The Philippine peso fell for a third week as official data showed imports dropped and the trade deficit widened.
Inbound shipments declined 3.3 percent in March from a year earlier after revised growth of 2.5 percent in February, while the trade gap almost doubled to $1.05 billion, the National Statistics Office reported today. The central bank will moderate “very sharp swings” in the exchange rate as these tend to disrupt planning, Assistant Governor Cyd Amador said yesterday.
“We can’t be too optimistic about the pace of recovery in the region, given the impact of slowing external demand,” said Radhika Rao, an economist in Singapore at Forecast Pte. “The peso is unlikely to buck the weakening trend in Asian currencies.”
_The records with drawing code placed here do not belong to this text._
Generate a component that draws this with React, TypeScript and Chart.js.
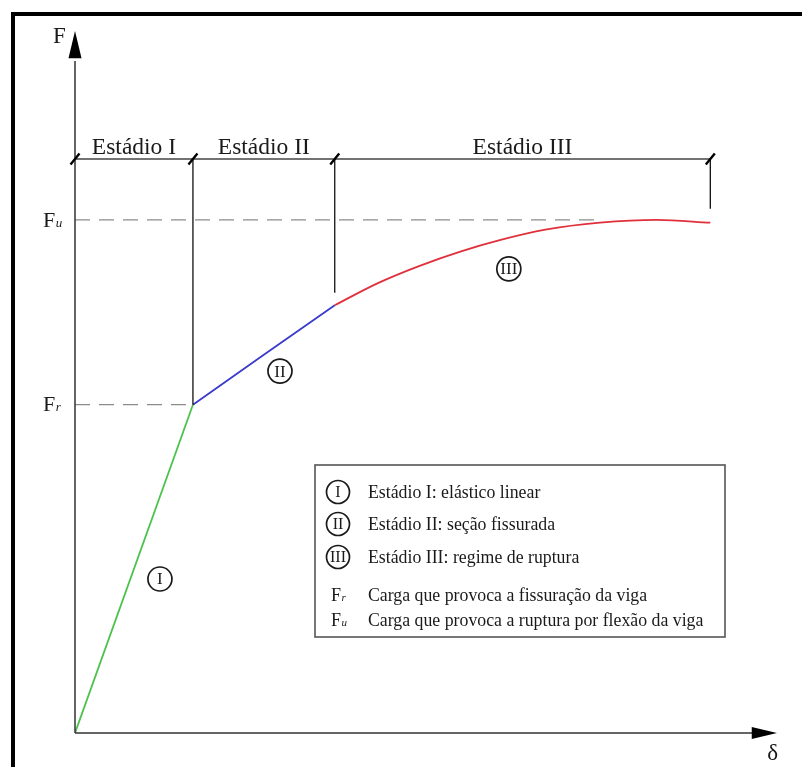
import { useEffect, useRef } from "react";
import { Chart, registerables } from "chart.js";

Chart.register(...registerables);

// ---- data (δ horizontal, F vertical, arbitrary units) ----
const stageLabels = ["Estádio I", "Estádio II", "Estádio III"];
const stageBounds = [0, 1.68, 3.7, 9.05];
const boundaryBottoms = [0, 4.69, 6.29, 7.49];
const dimLevel = 8.2;

const stage1X = [0, 1.68];
const stage1Y = [0, 4.69];
const stage2X = [1.68, 2.7, 3.7];
const stage2Y = [4.69, 5.41, 6.11];
const stage3X = [3.7, 4.3, 4.9, 5.5, 6.05, 6.7, 7.48, 8.29, 9.05];
const stage3Y = [6.11, 6.42, 6.67, 6.88, 7.04, 7.19, 7.29, 7.33, 7.29];

const FrValue = 4.69;
const FuValue = 7.33;
const FuDashEnd = 7.48;

const markerLabels = ["I", "II", "III"];
const markerX = [1.21, 2.92, 6.18];
const markerY = [2.2, 5.17, 6.63];

const legendSymbols = ["I", "II", "III", "Fr", "Fu"];
const legendTexts = [
  "Estádio I: elástico linear",
  "Estádio II: seção fissurada",
  "Estádio III: regime de ruptura",
  "Carga que provoca a fissuração da viga",
  "Carga que provoca a ruptura por flexão da viga",
];

const SERIF = '"Liberation Serif", "DejaVu Serif", serif';
const INK = "#1a1a1a";

const pts = (xs: number[], ys: number[]) => xs.map((x, i) => ({ x, y: ys[i] }));

function circled(ctx: CanvasRenderingContext2D, cx: number, cy: number, r: number, label: string, fs: number) {
  ctx.save();
  ctx.beginPath();
  ctx.arc(cx, cy, r, 0, Math.PI * 2);
  ctx.lineWidth = 1.7;
  ctx.strokeStyle = INK;
  ctx.stroke();
  ctx.fillStyle = INK;
  ctx.font = `${fs}px ${SERIF}`;
  ctx.textAlign = "center";
  ctx.textBaseline = "middle";
  ctx.fillText(label, cx, cy + 1, r * 1.65);
  ctx.restore();
}

function subLabel(ctx: CanvasRenderingContext2D, x: number, baseline: number, main: string, sub: string, fs: number, sfs: number) {
  ctx.save();
  ctx.fillStyle = INK;
  ctx.textAlign = "left";
  ctx.textBaseline = "alphabetic";
  ctx.font = `${fs}px ${SERIF}`;
  ctx.fillText(main, x, baseline);
  const w = ctx.measureText(main).width;
  ctx.font = `italic ${sfs}px ${SERIF}`;
  ctx.fillText(sub, x + w + 0.5, baseline);
  ctx.restore();
}

const decorPlugin = {
  id: "decor",
  beforeDraw(chart: any) {
    const ctx: CanvasRenderingContext2D = chart.ctx;
    ctx.save();
    ctx.fillStyle = "#ffffff";
    ctx.fillRect(0, 0, chart.width, chart.height);
    ctx.strokeStyle = "#000";
    ctx.lineWidth = 4;
    ctx.strokeRect(13, 14, chart.width + 20, chart.height + 20);
    ctx.restore();
  },
  afterDatasetsDraw(chart: any) {
    const ctx: CanvasRenderingContext2D = chart.ctx;
    const xs = chart.scales.x;
    const ys = chart.scales.y;
    const px = (v: number) => xs.getPixelForValue(v);
    const py = (v: number) => ys.getPixelForValue(v);
    const ox = px(0);
    const oy = py(0);
    ctx.save();

    // axes
    ctx.strokeStyle = "#333";
    ctx.lineWidth = 1.5;
    ctx.beginPath();
    ctx.moveTo(ox, oy);
    ctx.lineTo(ox, py(9.6));
    ctx.moveTo(ox, oy);
    ctx.lineTo(px(9.65), oy);
    ctx.stroke();
    ctx.fillStyle = "#000";
    // y arrow
    ctx.beginPath();
    ctx.moveTo(ox, py(10) - 2);
    ctx.lineTo(ox - 6.5, py(9.64));
    ctx.lineTo(ox + 6.5, py(9.64));
    ctx.closePath();
    ctx.fill();
    // x arrow
    ctx.beginPath();
    ctx.moveTo(px(10), oy);
    ctx.lineTo(px(9.64), oy - 6);
    ctx.lineTo(px(9.64), oy + 6);
    ctx.closePath();
    ctx.fill();

    // dimension line
    const dy = py(dimLevel);
    ctx.strokeStyle = "#444";
    ctx.lineWidth = 1.5;
    ctx.beginPath();
    ctx.moveTo(px(stageBounds[0]), dy);
    ctx.lineTo(px(stageBounds[stageBounds.length - 1]), dy);
    ctx.stroke();
    // boundary verticals
    ctx.strokeStyle = "#111";
    ctx.lineWidth = 1.3;
    ctx.beginPath();
    for (let i = 1; i < stageBounds.length; i++) {
      ctx.moveTo(px(stageBounds[i]), dy);
      ctx.lineTo(px(stageBounds[i]), py(boundaryBottoms[i]));
    }
    ctx.stroke();
    // slash ticks
    ctx.strokeStyle = "#000";
    ctx.lineWidth = 2.4;
    ctx.beginPath();
    stageBounds.forEach((b) => {
      const x = px(b);
      ctx.moveTo(x - 4.5, dy + 5.5);
      ctx.lineTo(x + 4.5, dy - 5.5);
    });
    ctx.stroke();

    // stage labels
    ctx.fillStyle = INK;
    ctx.font = `23.5px ${SERIF}`;
    ctx.textAlign = "center";
    ctx.textBaseline = "alphabetic";
    stageLabels.forEach((s, i) => {
      const cx = (px(stageBounds[i]) + px(stageBounds[i + 1])) / 2;
      ctx.fillText(s, cx, dy - 5);
    });

    // axis labels
    ctx.textAlign = "left";
    ctx.font = `23px ${SERIF}`;
    ctx.fillText("F", ox - 22, py(10) + 10);
    ctx.fillText("δ", px(9.86), oy + 27);
    subLabel(ctx, ox - 32, py(FuValue) + 7, "F", "u", 22, 13);
    subLabel(ctx, ox - 32, py(FrValue) + 6, "F", "r", 22, 13);

    // circled markers on curve
    markerLabels.forEach((m, i) => circled(ctx, px(markerX[i]), py(markerY[i]), 12, m, 17));

    // legend box
    const bx = 315, by = 465, bw = 410, bh = 172;
    ctx.fillStyle = "#fff";
    ctx.fillRect(bx, by, bw, bh);
    ctx.strokeStyle = "#555";
    ctx.lineWidth = 1.6;
    ctx.strokeRect(bx, by, bw, bh);
    const rowY = [492, 524, 557, 595, 620];
    legendSymbols.forEach((s, i) => {
      const y = rowY[i];
      if (i < 3) {
        circled(ctx, 338, y, 11.5, s, 16);
      } else {
        subLabel(ctx, 331, y + 6, "F", s.slice(1), 18, 11);
      }
      ctx.fillStyle = INK;
      ctx.font = `17.8px ${SERIF}`;
      ctx.textAlign = "left";
      ctx.textBaseline = "alphabetic";
      ctx.fillText(legendTexts[i], 368, y + 6);
    });

    ctx.restore();
  },
};

export default function App() {
  const ref = useRef<HTMLCanvasElement | null>(null);
  useEffect(() => {
    if (!ref.current) return;
    const chart = new Chart(ref.current, {
      type: "line",
      data: {
        datasets: [
          {
            label: "Fu",
            data: [{ x: 0, y: FuValue }, { x: FuDashEnd, y: FuValue }],
            borderColor: "#8c8c8c",
            borderWidth: 1.3,
            borderDash: [15, 9],
          },
          {
            label: "Fr",
            data: [{ x: 0, y: FrValue }, { x: stage1X[1], y: FrValue }],
            borderColor: "#8c8c8c",
            borderWidth: 1.3,
            borderDash: [15, 9],
          },
          {
            label: "Estádio I",
            data: pts(stage1X, stage1Y),
            borderColor: "#4cc24c",
            borderWidth: 1.8,
          },
          {
            label: "Estádio II",
            data: pts(stage2X, stage2Y),
            borderColor: "#3a3acc",
            borderWidth: 1.8,
          },
          {
            label: "Estádio III",
            data: pts(stage3X, stage3Y),
            borderColor: "#e0303c",
            borderWidth: 1.8,
            cubicInterpolationMode: "monotone",
          },
        ] as any,
      },
      options: {
        animation: false,
        responsive: false,
        maintainAspectRatio: false,
        elements: { point: { radius: 0, hoverRadius: 0 }, line: { fill: false } },
        layout: { padding: { left: 75, right: 25, top: 33, bottom: 34 } },
        scales: {
          x: { type: "linear", min: 0, max: 10, display: false },
          y: { type: "linear", min: 0, max: 10, display: false },
        },
        plugins: { legend: { display: false }, tooltip: { enabled: false } },
      },
      plugins: [decorPlugin],
    });
    return () => chart.destroy();
  }, []);
  return (
    <div style={{ position: "absolute", left: 0, top: 0, width: 802, height: 767 }}>
      <canvas ref={ref} width={802} height={767} style={{ width: 802, height: 767 }} />
    </div>
  );
}
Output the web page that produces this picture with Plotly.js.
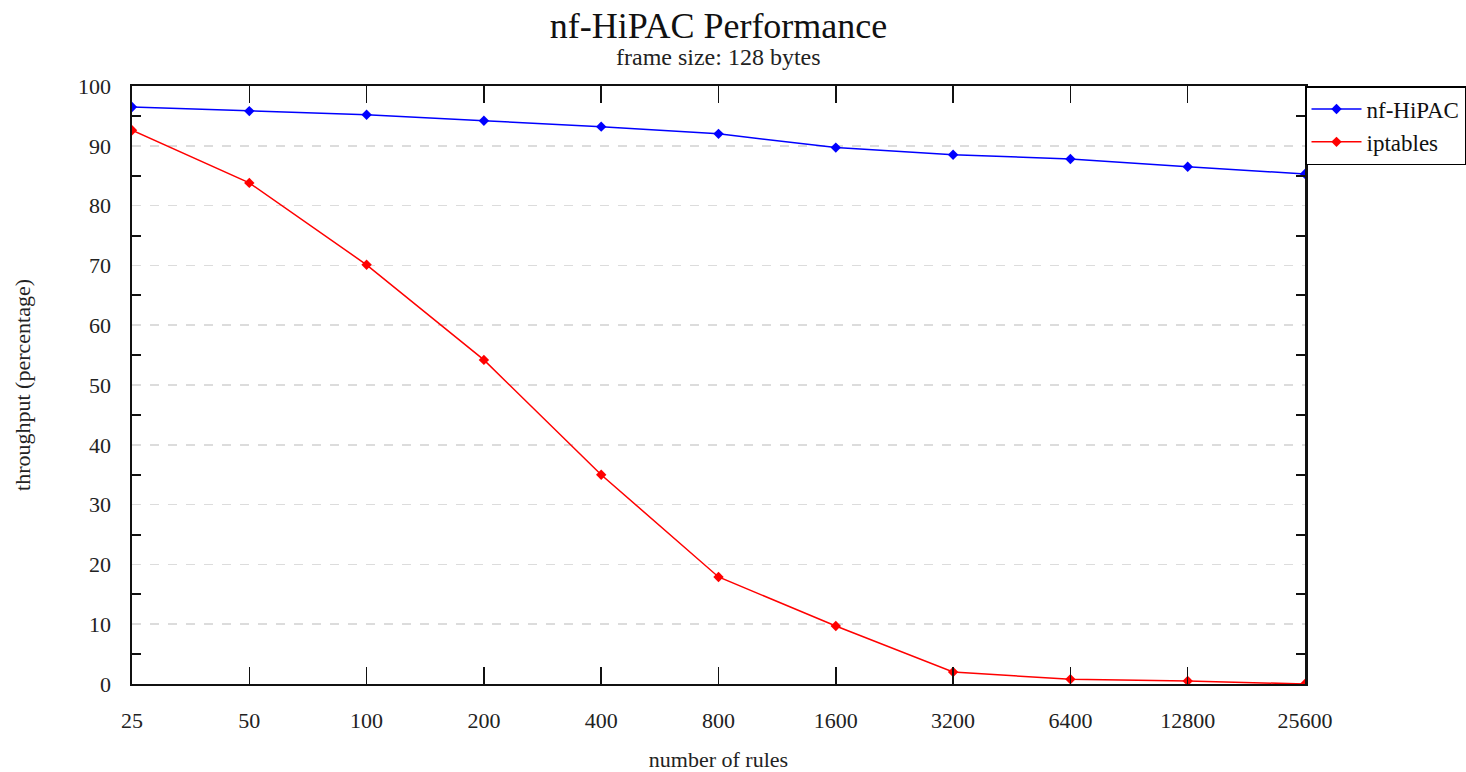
<!DOCTYPE html>
<html>
<head>
<meta charset="utf-8">
<script src="https://cdn.plot.ly/plotly-3.0.1.min.js"></script>
<style>html,body{margin:0;padding:0;background:#fff;}#chart{width:1466px;height:772px;}</style>
</head>
<body>
<div id="chart"></div>
<script>
var rules = ["25", "50", "100", "200", "400", "800", "1600", "3200", "6400", "12800", "25600"];
var nfHipac = [96.5, 95.8, 95.2, 94.2, 93.2, 92.0, 89.7, 88.5, 87.8, 86.5, 85.3];
var iptables = [92.6, 83.8, 70.1, 54.2, 35.0, 17.9, 9.7, 2.0, 0.8, 0.5, 0.0];

var FONT = "Liberation Serif, Times New Roman, serif";

var traces = [
  {x: rules, y: nfHipac, name: "nf-HiPAC", type: "scatter", mode: "lines+markers",
   line: {color: "#0000ff", width: 1.5}, marker: {symbol: "diamond", size: 8, color: "#0000ff"}},
  {x: rules, y: iptables, name: "iptables", type: "scatter", mode: "lines+markers",
   line: {color: "#ff0000", width: 1.5}, marker: {symbol: "diamond", size: 8, color: "#ff0000"}}
];

var layout = {
  width: 1466, height: 772,
  margin: {l: 132, r: 161, t: 86, b: 88, autoexpand: false},
  paper_bgcolor: "#fff", plot_bgcolor: "#fff",
  font: {family: FONT, size: 22, color: "#222"},
  title: {text: "nf-HiPAC Performance", font: {family: FONT, size: 36, color: "#111"},
          x: 0.5, xref: "paper", y: 1 - 25/772, yref: "container", yanchor: "middle"},
  annotations: [{text: "frame size: 128 bytes", xref: "paper", yref: "paper", x: 0.5, y: (684-57)/598,
                 showarrow: false, font: {family: FONT, size: 24, color: "#222"}, yanchor: "middle"}],
  showlegend: true,
  legend: {x: 1, xref: "paper", xanchor: "left", y: 1, yanchor: "top", bgcolor: "#fff",
           bordercolor: "#000", borderwidth: 1.5, font: {family: FONT, size: 23, color: "#111"},
           itemwidth: 50, tracegroupgap: 0},
  xaxis: {type: "category", range: [0, 10], showgrid: false, zeroline: false,
          showline: true, linecolor: "#111", linewidth: 2, mirror: "ticks",
          ticks: "inside", ticklen: 17, tickwidth: 1.5, tickcolor: "#111",
          ticklabelstandoff: 16, tickfont: {family: FONT, size: 22, color: "#222"},
          title: {text: "number of rules", font: {family: FONT, size: 22, color: "#222"}, standoff: 26}},
  yaxis: {range: [0, 100], dtick: 10, tick0: 0, showgrid: true, gridcolor: "#dcdcdc", gridwidth: 1.5, griddash: "dash",
          zeroline: false, showline: true, linecolor: "#111", linewidth: 2.5, mirror: "ticks",
          ticks: "", ticklabelstandoff: 14, tickfont: {family: FONT, size: 22, color: "#222"},
          minor: {dtick: 5, tick0: 0, ticks: "inside", ticklen: 9, tickwidth: 2, tickcolor: "#111", showgrid: false},
          title: {text: "throughput (percentage)", font: {family: FONT, size: 22, color: "#222"}, standoff: 42}}
};

Plotly.newPlot("chart", traces, layout, {displayModeBar: false, staticPlot: true});
</script>
</body>
</html>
The peso weakened 1.2 percent this week at 43.755 per dollar, data from Tullett Prebon Plc showed. It was little changed from 43.74 yesterday, after dropping to as low as 43.96, the weakest since Jan. 12. One-month implied volatility, which measures exchange-rate swings used to price options, climbed 25 basis points today to 7.5 percent.
The yield on the 8 percent notes due July 2031 was unchanged from yesterday at 6.04 percent, according to Tradition Financial Services. The rate climbed one basis point earlier.
Inflation this month may average from 2.5 percent to 3.4 percent, central bank Governor Amando Tetangco said yesterday. The annual pace of price increases increased to 3 percent in April from a 30-month low of 2.6 percent in March.